Code that draws figures

********

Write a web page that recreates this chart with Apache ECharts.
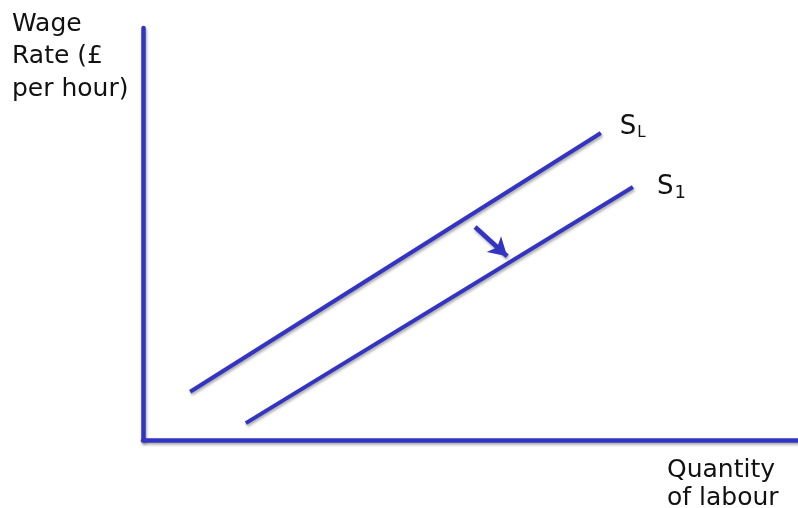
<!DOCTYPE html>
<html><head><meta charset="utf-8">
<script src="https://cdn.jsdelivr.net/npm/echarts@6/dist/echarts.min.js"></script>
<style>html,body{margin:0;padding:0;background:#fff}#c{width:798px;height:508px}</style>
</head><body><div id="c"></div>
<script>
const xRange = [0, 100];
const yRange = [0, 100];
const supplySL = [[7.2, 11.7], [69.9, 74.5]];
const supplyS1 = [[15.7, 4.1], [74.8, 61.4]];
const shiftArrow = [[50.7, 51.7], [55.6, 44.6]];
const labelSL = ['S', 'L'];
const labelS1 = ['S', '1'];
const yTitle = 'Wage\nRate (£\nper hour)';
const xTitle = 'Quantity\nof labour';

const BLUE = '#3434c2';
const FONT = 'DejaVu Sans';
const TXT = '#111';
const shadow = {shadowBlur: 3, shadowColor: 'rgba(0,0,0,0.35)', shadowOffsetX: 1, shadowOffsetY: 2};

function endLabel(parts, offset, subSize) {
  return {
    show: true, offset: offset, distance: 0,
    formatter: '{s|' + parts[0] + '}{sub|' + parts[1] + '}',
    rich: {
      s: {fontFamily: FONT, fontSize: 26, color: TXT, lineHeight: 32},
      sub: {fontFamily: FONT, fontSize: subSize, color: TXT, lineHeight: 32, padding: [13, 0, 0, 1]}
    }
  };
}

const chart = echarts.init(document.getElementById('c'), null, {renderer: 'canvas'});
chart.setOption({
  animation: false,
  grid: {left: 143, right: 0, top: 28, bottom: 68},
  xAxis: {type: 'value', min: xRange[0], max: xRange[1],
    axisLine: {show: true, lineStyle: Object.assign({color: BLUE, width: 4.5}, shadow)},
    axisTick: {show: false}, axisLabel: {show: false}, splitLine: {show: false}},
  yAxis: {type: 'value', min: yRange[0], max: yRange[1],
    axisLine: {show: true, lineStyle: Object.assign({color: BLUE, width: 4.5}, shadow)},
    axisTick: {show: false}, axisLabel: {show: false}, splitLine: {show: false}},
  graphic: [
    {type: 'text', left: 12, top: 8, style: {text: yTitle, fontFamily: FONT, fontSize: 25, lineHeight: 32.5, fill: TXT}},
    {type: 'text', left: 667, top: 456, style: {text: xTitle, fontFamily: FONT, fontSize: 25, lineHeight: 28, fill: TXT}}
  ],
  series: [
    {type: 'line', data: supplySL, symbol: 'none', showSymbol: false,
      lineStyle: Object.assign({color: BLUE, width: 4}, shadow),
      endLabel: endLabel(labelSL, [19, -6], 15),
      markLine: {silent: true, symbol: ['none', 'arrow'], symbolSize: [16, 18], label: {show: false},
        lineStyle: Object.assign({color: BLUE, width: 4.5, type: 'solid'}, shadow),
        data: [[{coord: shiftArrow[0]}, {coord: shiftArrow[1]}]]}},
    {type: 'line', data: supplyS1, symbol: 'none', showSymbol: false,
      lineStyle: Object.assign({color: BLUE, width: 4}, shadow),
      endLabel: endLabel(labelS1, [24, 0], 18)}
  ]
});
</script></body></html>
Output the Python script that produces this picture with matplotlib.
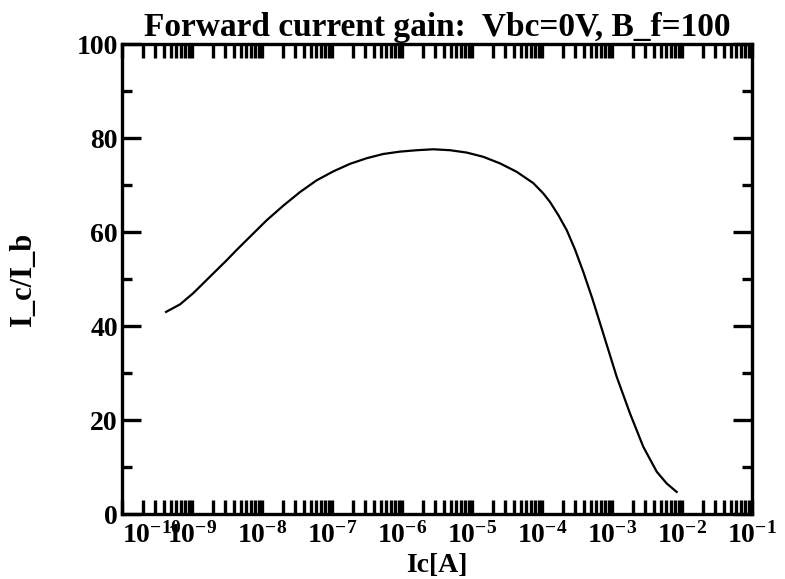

********

INSTRUCTIONS FOR THE TASK:
Pictures in the records above should not be copied. Repeat everything else exactly.

EXPECTED OUTPUT:
Write a web page that recreates this chart with Apache ECharts.
<!DOCTYPE html>
<html><head><meta charset="utf-8">
<script src="https://cdn.jsdelivr.net/npm/echarts@6/dist/echarts.min.js"></script>
<style>html,body{margin:0;padding:0;background:#fff}#c{width:798px;height:508px}</style>
</head><body><div id="c"></div>
<script>
const xRange = [0, 100];
const yRange = [0, 100];
const supplySL = [[7.2, 11.7], [69.9, 74.5]];
const supplyS1 = [[15.7, 4.1], [74.8, 61.4]];
const shiftArrow = [[50.7, 51.7], [55.6, 44.6]];
const labelSL = ['S', 'L'];
const labelS1 = ['S', '1'];
const yTitle = 'Wage\nRate (£\nper hour)';
const xTitle = 'Quantity\nof labour';

const BLUE = '#3434c2';
const FONT = 'DejaVu Sans';
const TXT = '#111';
const shadow = {shadowBlur: 3, shadowColor: 'rgba(0,0,0,0.35)', shadowOffsetX: 1, shadowOffsetY: 2};

function endLabel(parts, offset, subSize) {
  return {
    show: true, offset: offset, distance: 0,
    formatter: '{s|' + parts[0] + '}{sub|' + parts[1] + '}',
    rich: {
      s: {fontFamily: FONT, fontSize: 26, color: TXT, lineHeight: 32},
      sub: {fontFamily: FONT, fontSize: subSize, color: TXT, lineHeight: 32, padding: [13, 0, 0, 1]}
    }
  };
}

const chart = echarts.init(document.getElementById('c'), null, {renderer: 'canvas'});
chart.setOption({
  animation: false,
  grid: {left: 143, right: 0, top: 28, bottom: 68},
  xAxis: {type: 'value', min: xRange[0], max: xRange[1],
    axisLine: {show: true, lineStyle: Object.assign({color: BLUE, width: 4.5}, shadow)},
    axisTick: {show: false}, axisLabel: {show: false}, splitLine: {show: false}},
  yAxis: {type: 'value', min: yRange[0], max: yRange[1],
    axisLine: {show: true, lineStyle: Object.assign({color: BLUE, width: 4.5}, shadow)},
    axisTick: {show: false}, axisLabel: {show: false}, splitLine: {show: false}},
  graphic: [
    {type: 'text', left: 12, top: 8, style: {text: yTitle, fontFamily: FONT, fontSize: 25, lineHeight: 32.5, fill: TXT}},
    {type: 'text', left: 667, top: 456, style: {text: xTitle, fontFamily: FONT, fontSize: 25, lineHeight: 28, fill: TXT}}
  ],
  series: [
    {type: 'line', data: supplySL, symbol: 'none', showSymbol: false,
      lineStyle: Object.assign({color: BLUE, width: 4}, shadow),
      endLabel: endLabel(labelSL, [19, -6], 15),
      markLine: {silent: true, symbol: ['none', 'arrow'], symbolSize: [16, 18], label: {show: false},
        lineStyle: Object.assign({color: BLUE, width: 4.5, type: 'solid'}, shadow),
        data: [[{coord: shiftArrow[0]}, {coord: shiftArrow[1]}]]}},
    {type: 'line', data: supplyS1, symbol: 'none', showSymbol: false,
      lineStyle: Object.assign({color: BLUE, width: 4}, shadow),
      endLabel: endLabel(labelS1, [24, 0], 18)}
  ]
});
</script></body></html>
Output the Python script that produces this picture with matplotlib.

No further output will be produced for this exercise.